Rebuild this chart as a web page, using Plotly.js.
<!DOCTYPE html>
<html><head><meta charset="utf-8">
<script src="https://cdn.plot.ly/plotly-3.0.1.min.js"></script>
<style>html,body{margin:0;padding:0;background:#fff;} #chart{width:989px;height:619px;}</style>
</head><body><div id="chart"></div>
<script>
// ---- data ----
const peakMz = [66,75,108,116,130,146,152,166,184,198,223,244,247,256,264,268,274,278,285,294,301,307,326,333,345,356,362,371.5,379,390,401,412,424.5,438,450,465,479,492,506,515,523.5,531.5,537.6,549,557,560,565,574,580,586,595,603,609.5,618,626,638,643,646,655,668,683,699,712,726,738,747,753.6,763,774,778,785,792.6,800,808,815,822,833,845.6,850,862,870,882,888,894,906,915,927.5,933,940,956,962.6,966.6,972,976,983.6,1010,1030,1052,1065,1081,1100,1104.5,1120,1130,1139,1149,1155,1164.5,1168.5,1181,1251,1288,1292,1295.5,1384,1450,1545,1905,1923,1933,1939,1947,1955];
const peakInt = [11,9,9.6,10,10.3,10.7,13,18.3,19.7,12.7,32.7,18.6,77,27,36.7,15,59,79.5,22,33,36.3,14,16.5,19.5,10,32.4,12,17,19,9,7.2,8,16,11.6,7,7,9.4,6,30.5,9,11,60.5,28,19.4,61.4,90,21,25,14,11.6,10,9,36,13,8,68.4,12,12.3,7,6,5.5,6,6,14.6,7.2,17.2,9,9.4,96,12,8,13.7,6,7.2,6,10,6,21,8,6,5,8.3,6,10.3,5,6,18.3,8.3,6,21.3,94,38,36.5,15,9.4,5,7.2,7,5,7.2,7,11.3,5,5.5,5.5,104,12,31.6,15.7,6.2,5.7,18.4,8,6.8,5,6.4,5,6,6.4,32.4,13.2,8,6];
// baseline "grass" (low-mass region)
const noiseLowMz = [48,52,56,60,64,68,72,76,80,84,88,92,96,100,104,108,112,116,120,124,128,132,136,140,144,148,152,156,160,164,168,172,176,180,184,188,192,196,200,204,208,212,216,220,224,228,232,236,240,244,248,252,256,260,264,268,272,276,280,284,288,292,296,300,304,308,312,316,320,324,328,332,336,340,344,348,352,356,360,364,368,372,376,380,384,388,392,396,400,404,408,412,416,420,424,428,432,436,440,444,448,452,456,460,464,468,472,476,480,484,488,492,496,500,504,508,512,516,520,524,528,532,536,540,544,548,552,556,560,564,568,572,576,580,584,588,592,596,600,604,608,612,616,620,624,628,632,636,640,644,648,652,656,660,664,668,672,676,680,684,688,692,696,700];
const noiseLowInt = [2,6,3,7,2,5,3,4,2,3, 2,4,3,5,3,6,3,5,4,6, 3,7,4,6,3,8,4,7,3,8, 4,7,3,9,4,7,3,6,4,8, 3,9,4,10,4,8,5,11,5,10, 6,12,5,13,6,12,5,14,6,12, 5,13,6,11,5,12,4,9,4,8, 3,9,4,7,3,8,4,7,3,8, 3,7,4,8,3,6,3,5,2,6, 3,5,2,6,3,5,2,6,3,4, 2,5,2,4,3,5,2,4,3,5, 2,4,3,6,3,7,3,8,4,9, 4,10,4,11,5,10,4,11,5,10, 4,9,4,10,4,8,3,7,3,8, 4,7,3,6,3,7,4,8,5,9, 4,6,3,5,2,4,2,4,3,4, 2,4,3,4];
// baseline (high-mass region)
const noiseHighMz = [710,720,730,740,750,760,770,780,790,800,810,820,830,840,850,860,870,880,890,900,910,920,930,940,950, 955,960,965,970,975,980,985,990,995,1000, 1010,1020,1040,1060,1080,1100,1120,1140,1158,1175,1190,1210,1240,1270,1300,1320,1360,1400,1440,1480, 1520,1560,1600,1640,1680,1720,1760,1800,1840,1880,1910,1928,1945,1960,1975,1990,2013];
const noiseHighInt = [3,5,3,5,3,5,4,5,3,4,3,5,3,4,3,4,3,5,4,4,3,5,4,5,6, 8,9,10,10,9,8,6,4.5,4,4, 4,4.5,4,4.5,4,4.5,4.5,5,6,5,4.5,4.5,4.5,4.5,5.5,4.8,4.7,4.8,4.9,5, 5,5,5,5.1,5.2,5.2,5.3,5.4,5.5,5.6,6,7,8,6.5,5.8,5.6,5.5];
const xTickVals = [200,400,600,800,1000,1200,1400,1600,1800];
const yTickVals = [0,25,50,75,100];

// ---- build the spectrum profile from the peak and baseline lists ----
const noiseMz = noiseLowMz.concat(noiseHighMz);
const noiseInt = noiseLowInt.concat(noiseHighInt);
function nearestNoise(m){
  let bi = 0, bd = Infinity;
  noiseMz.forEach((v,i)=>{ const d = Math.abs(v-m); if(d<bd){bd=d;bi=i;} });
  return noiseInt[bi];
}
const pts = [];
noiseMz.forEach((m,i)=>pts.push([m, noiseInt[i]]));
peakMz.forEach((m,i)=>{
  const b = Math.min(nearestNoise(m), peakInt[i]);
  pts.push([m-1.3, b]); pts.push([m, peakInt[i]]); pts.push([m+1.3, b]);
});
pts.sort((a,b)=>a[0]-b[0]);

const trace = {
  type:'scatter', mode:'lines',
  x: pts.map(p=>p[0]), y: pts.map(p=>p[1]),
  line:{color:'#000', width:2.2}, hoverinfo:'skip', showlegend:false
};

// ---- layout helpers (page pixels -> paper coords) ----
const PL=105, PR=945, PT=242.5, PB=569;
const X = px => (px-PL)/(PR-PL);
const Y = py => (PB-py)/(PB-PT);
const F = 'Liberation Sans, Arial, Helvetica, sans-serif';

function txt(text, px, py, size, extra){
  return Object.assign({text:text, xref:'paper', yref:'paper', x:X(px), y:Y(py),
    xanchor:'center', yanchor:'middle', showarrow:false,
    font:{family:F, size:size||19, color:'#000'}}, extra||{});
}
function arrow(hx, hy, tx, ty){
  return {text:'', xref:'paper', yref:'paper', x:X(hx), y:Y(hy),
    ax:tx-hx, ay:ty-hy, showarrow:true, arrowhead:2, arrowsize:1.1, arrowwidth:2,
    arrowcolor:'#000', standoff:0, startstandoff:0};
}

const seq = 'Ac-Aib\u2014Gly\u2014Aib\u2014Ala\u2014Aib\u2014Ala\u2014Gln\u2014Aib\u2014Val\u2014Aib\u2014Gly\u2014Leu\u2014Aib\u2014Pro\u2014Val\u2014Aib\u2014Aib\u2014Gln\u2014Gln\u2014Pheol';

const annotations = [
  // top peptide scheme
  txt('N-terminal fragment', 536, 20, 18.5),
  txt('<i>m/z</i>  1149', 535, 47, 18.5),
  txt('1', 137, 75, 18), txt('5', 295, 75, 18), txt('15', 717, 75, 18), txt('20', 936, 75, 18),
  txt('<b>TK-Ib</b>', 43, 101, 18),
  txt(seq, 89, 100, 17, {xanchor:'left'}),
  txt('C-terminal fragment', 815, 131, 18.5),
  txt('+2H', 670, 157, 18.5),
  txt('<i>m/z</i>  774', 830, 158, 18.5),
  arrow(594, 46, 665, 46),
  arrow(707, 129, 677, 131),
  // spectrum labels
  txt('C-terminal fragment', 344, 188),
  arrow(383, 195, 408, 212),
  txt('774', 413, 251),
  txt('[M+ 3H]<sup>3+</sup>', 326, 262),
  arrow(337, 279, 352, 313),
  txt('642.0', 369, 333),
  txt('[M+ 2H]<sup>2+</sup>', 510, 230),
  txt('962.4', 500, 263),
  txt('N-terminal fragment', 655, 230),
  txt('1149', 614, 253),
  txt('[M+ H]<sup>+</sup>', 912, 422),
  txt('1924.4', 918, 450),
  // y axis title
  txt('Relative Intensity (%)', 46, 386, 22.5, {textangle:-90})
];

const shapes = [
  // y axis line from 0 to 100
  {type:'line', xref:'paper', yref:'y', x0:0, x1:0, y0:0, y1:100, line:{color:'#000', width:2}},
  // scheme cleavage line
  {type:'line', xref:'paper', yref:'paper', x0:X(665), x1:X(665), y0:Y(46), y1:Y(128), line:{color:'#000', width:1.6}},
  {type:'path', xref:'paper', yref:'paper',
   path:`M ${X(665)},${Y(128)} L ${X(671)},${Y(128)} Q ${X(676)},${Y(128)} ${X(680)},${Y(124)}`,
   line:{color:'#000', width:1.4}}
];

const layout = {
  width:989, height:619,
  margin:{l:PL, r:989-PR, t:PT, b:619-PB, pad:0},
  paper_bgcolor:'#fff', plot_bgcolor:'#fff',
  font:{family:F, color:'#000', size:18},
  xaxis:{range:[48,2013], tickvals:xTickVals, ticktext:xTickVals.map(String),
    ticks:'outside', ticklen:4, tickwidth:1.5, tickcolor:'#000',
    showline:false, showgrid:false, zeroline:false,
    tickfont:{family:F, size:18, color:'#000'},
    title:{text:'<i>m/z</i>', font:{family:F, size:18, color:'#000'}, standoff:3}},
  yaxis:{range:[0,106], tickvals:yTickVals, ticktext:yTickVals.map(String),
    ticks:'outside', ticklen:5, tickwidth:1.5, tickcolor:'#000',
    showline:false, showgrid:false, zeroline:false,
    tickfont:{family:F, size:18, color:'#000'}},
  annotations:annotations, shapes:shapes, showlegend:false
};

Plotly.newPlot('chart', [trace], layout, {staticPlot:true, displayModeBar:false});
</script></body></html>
·····
Prompt — All lines in the data that contain the word "chart" should be copied.

Exercise solution —
Rebuild this chart as a web page, using Plotly.js.
<style>html,body{margin:0;padding:0;background:#fff;} #chart{width:989px;height:619px;}</style>
</head><body><div id="chart"></div>
Plotly.newPlot('chart', [trace], layout, {staticPlot:true, displayModeBar:false});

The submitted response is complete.